Dataset records
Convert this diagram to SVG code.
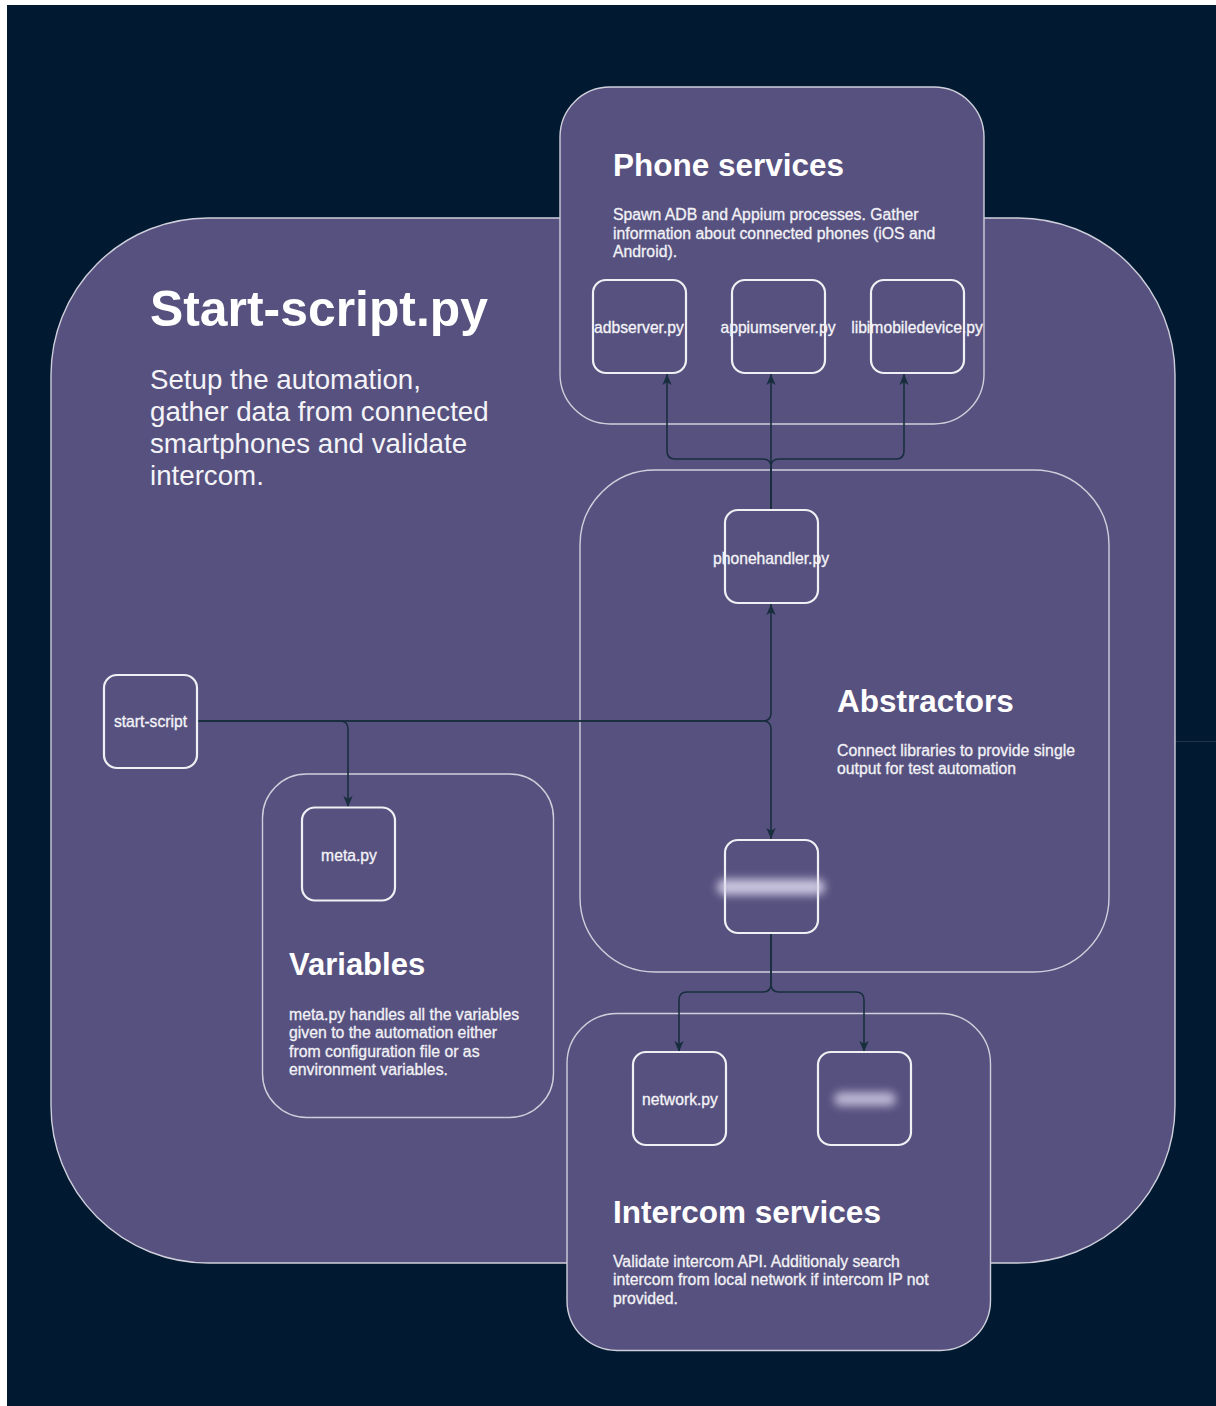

---

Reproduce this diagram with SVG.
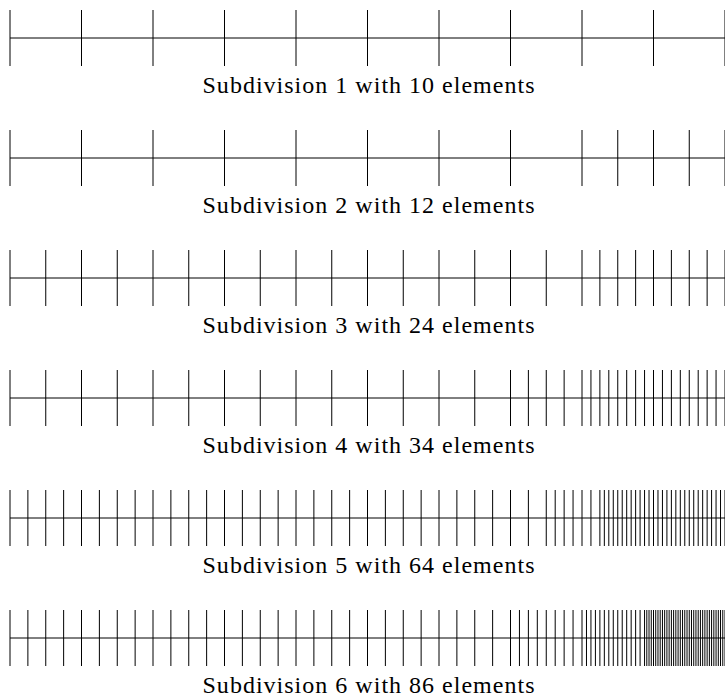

* * *

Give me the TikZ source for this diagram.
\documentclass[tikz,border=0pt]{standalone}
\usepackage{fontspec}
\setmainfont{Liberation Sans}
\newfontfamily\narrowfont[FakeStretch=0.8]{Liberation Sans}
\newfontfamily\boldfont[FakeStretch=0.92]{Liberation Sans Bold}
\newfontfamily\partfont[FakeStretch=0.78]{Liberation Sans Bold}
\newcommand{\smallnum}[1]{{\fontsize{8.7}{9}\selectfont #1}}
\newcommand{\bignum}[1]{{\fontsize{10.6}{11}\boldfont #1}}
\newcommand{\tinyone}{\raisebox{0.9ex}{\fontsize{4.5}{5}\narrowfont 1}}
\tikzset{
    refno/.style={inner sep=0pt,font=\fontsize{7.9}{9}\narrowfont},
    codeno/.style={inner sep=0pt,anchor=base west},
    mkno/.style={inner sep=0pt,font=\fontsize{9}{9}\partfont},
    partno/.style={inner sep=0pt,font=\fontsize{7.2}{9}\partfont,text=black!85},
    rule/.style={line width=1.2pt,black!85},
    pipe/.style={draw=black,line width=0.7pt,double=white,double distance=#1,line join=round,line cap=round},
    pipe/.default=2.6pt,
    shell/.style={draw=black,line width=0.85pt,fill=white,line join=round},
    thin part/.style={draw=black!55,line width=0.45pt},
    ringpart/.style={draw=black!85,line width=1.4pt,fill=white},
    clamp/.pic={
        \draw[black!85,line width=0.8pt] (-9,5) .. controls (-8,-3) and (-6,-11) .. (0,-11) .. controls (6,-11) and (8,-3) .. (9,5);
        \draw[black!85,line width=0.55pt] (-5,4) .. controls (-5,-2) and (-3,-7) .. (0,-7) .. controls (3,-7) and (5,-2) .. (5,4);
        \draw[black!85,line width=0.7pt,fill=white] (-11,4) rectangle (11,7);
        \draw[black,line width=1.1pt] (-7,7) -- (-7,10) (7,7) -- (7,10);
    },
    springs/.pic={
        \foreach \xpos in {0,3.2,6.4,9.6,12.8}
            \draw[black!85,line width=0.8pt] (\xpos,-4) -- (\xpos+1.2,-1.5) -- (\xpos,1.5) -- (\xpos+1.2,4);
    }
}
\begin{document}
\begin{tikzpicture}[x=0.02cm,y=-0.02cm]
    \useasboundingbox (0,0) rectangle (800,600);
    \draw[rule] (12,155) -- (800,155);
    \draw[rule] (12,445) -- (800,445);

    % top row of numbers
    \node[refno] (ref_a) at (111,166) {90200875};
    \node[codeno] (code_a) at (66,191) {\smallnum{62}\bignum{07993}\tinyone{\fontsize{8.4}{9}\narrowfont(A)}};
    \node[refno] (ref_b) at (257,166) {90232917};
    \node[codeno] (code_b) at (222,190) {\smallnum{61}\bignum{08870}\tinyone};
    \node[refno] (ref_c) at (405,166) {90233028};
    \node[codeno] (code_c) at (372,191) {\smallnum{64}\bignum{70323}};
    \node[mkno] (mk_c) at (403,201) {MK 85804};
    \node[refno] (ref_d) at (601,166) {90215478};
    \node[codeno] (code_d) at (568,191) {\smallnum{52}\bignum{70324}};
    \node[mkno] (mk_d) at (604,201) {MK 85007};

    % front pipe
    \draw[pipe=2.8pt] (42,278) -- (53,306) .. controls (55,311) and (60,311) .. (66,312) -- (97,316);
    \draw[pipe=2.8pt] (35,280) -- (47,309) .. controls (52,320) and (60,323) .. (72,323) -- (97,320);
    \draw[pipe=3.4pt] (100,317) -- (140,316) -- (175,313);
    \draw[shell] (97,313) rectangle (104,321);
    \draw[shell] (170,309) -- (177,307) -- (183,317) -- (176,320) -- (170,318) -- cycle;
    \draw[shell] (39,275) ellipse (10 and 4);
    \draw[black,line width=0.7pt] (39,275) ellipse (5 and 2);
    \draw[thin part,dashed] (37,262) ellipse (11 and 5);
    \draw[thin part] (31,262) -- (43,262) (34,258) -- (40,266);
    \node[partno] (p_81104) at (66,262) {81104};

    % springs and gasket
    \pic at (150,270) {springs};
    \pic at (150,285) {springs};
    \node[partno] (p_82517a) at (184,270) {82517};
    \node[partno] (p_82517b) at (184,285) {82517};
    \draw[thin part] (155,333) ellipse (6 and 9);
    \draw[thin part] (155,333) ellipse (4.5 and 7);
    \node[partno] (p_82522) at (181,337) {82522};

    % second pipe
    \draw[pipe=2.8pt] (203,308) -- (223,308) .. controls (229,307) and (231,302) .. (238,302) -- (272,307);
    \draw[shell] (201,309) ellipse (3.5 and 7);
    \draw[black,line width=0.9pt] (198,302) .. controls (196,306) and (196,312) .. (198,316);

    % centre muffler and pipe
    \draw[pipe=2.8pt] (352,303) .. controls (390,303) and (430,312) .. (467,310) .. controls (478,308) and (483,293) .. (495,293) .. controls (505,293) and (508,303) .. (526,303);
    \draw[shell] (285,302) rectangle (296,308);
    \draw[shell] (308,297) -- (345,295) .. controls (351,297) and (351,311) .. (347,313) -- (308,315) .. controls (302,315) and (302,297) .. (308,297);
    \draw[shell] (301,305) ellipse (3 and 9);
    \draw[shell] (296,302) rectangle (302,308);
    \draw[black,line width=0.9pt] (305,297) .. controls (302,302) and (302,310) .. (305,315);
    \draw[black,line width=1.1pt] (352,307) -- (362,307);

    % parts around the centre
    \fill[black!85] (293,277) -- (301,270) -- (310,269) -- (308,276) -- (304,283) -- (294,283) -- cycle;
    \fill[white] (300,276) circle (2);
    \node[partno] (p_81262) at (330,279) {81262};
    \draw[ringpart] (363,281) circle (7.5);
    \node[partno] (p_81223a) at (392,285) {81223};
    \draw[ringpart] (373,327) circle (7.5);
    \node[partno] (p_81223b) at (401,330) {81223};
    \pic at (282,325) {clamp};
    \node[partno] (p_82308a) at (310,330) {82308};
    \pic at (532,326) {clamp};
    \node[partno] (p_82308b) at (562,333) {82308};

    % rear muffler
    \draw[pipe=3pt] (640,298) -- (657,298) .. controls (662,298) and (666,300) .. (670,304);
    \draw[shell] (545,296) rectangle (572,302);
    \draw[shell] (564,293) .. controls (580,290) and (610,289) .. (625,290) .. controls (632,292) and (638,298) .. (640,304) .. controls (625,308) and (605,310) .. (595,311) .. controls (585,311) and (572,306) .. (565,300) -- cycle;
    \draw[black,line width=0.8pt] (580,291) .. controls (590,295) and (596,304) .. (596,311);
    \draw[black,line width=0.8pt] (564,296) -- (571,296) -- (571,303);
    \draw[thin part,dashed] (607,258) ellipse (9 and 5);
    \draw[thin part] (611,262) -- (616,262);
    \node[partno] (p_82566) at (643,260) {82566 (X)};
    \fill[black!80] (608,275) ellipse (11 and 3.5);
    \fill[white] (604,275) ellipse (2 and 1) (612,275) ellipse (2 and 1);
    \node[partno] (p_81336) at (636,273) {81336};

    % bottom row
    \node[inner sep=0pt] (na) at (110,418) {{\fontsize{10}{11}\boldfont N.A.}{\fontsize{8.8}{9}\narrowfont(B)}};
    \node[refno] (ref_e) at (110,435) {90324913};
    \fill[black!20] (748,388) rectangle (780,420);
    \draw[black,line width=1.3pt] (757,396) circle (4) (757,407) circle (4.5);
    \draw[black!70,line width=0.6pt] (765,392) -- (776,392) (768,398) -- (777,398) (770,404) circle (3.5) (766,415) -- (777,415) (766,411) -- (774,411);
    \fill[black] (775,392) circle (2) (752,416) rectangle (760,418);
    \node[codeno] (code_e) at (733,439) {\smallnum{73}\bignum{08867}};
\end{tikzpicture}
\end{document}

Task brief
Quote only the lines running from the line that holds "Give me the TikZ source for this diagram." to the line that holds "(12,445) -- (800,445);", both ends included.

Worked answer
Give me the TikZ source for this diagram.
\documentclass[tikz,border=0pt]{standalone}
\usepackage{fontspec}
\setmainfont{Liberation Sans}
\newfontfamily\narrowfont[FakeStretch=0.8]{Liberation Sans}
\newfontfamily\boldfont[FakeStretch=0.92]{Liberation Sans Bold}
\newfontfamily\partfont[FakeStretch=0.78]{Liberation Sans Bold}
\newcommand{\smallnum}[1]{{\fontsize{8.7}{9}\selectfont #1}}
\newcommand{\bignum}[1]{{\fontsize{10.6}{11}\boldfont #1}}
\newcommand{\tinyone}{\raisebox{0.9ex}{\fontsize{4.5}{5}\narrowfont 1}}
\tikzset{
    refno/.style={inner sep=0pt,font=\fontsize{7.9}{9}\narrowfont},
    codeno/.style={inner sep=0pt,anchor=base west},
    mkno/.style={inner sep=0pt,font=\fontsize{9}{9}\partfont},
    partno/.style={inner sep=0pt,font=\fontsize{7.2}{9}\partfont,text=black!85},
    rule/.style={line width=1.2pt,black!85},
    pipe/.style={draw=black,line width=0.7pt,double=white,double distance=#1,line join=round,line cap=round},
    pipe/.default=2.6pt,
    shell/.style={draw=black,line width=0.85pt,fill=white,line join=round},
    thin part/.style={draw=black!55,line width=0.45pt},
    ringpart/.style={draw=black!85,line width=1.4pt,fill=white},
    clamp/.pic={
        \draw[black!85,line width=0.8pt] (-9,5) .. controls (-8,-3) and (-6,-11) .. (0,-11) .. controls (6,-11) and (8,-3) .. (9,5);
        \draw[black!85,line width=0.55pt] (-5,4) .. controls (-5,-2) and (-3,-7) .. (0,-7) .. controls (3,-7) and (5,-2) .. (5,4);
        \draw[black!85,line width=0.7pt,fill=white] (-11,4) rectangle (11,7);
        \draw[black,line width=1.1pt] (-7,7) -- (-7,10) (7,7) -- (7,10);
    },
    springs/.pic={
        \foreach \xpos in {0,3.2,6.4,9.6,12.8}
            \draw[black!85,line width=0.8pt] (\xpos,-4) -- (\xpos+1.2,-1.5) -- (\xpos,1.5) -- (\xpos+1.2,4);
    }
}
\begin{document}
\begin{tikzpicture}[x=0.02cm,y=-0.02cm]
    \useasboundingbox (0,0) rectangle (800,600);
    \draw[rule] (12,155) -- (800,155);
    \draw[rule] (12,445) -- (800,445);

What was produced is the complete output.